The architect called us. “Can we switch to brushed brass? All thirty-one pairs. Same timeline.” Here’s what happened next.

Day one: the honest assessment

Brass requires different material procurement, different machining parameters, and a different finishing process. The four-week timeline wasn’t realistic for the full order.

We gave the architect the real picture: fifteen pairs in four weeks, remaining sixteen pairs two weeks later. The fit-out was phased anyway, so splitting delivery matched the installation sequence. The architect agreed. We started procurement that afternoon.

Week one: design verification

We produced a single sample in brushed brass within three days. The architect visited the factory to approve it against the actual stone sample from site. The finish was right. The weight was different — brass is denser, which actually improved the feel.

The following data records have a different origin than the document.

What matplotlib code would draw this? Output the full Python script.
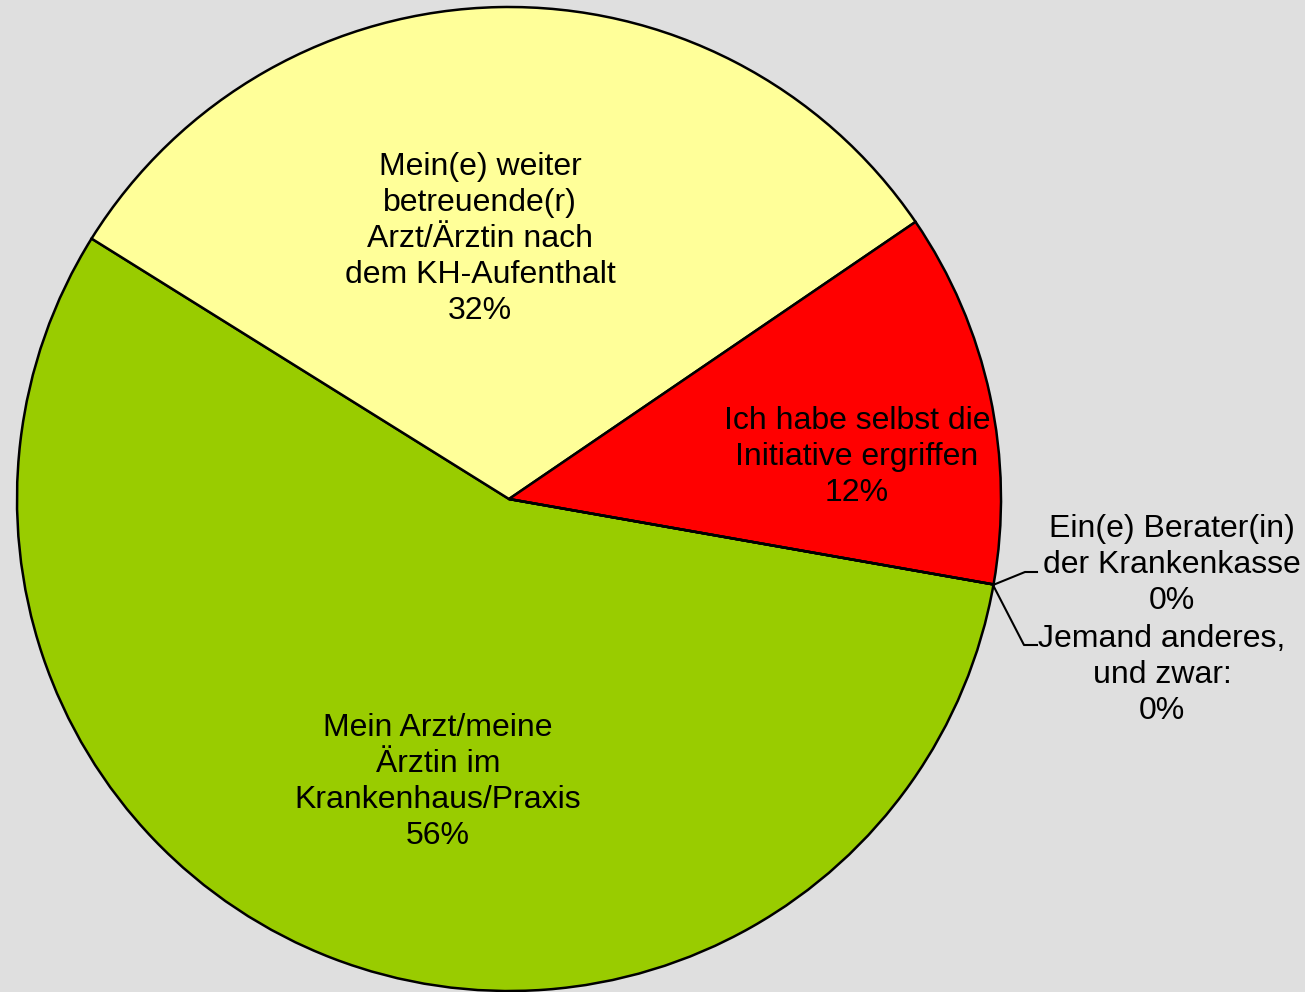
import matplotlib
matplotlib.use("Agg")
import matplotlib.pyplot as plt

plt.rcParams["font.family"] = ["Liberation Sans", "DejaVu Sans"]

# Daten
kategorien = [
    "Mein Arzt/meine\nÄrztin im\nKrankenhaus/Praxis",
    "Mein(e) weiter\nbetreuende(r)\nArzt/Ärztin nach\ndem KH-Aufenthalt",
    "Ich habe selbst die\nInitiative ergriffen",
    "Ein(e) Berater(in)\nder Krankenkasse",
    "Jemand anderes,\nund zwar:",
]
anteile = [56.1, 31.6, 12.3, 0, 0]
farben = ["#99CC00", "#FFFF99", "#FF0000", "#3366FF", "#FF9900"]

BG = "#DFDFDF"
W, H = 1305, 992

fig = plt.figure(figsize=(W / 100, H / 100), dpi=100, facecolor=BG)
ax = fig.add_axes([0, 0, 1, 1])
ax.set_facecolor(BG)

cx, cy, r = 509, H - 499, 492

wedges, _ = ax.pie(
    anteile,
    colors=farben,
    startangle=-10,
    counterclock=False,
    center=(cx, cy),
    radius=r,
    wedgeprops=dict(edgecolor="black", linewidth=1.8),
    frame=True,
)
ax.set_xlim(0, W)
ax.set_ylim(0, H)
ax.set_aspect("equal")
ax.axis("off")

# Beschriftungen (Pixelpositionen im Bild)
label_pos = [(438, 782), (480, 239), (857, 457), (1172, 565), (1162, 675)]
for name, wert, (px, py) in zip(kategorien, anteile, label_pos):
    ax.text(px, H - py, f"{name}\n{wert:.0f}%", ha="center", va="center",
            fontsize=23, linespacing=1.26, color="black")

# Führungslinien für die 0%-Segmente
ax.plot([993, 1025, 1037], [H - 585, H - 572, H - 572], color="black", lw=1.5)
ax.plot([993, 1024, 1037], [H - 585, H - 645, H - 645], color="black", lw=1.5)

fig.savefig("out.png", dpi=100, facecolor=BG)
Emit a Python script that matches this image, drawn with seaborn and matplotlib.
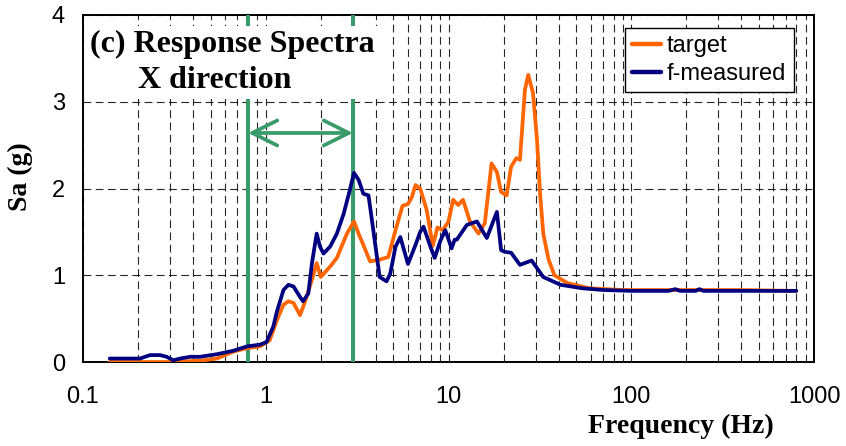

Approved on the spot.

Weeks two and three: manufacturing

Fifteen pairs, each checked against the approved reference sample. The critical detail was the brushing direction — on T-bar handles, brush lines must run parallel to the bar’s length. Any deviation is visible in brass. Our finishing team hand-checked every handle.

Week four: delivery

First batch delivered on the original deadline. The architect sent us a photo of the handles fitted against the limestone cladding. They looked like they’d always been part of the design. Second batch followed two weeks later. Identical to the first.

What made it work

Three things. The architect called us immediately — the same day. We were honest about what was achievable and proposed a phased approach. And we manufacture in Nottingham — material procurement, design adjustment, sample approval, and manufacturing all happened within walking distance of each other.

Changes happen. The question is whether your manufacturer can absorb them without the project suffering.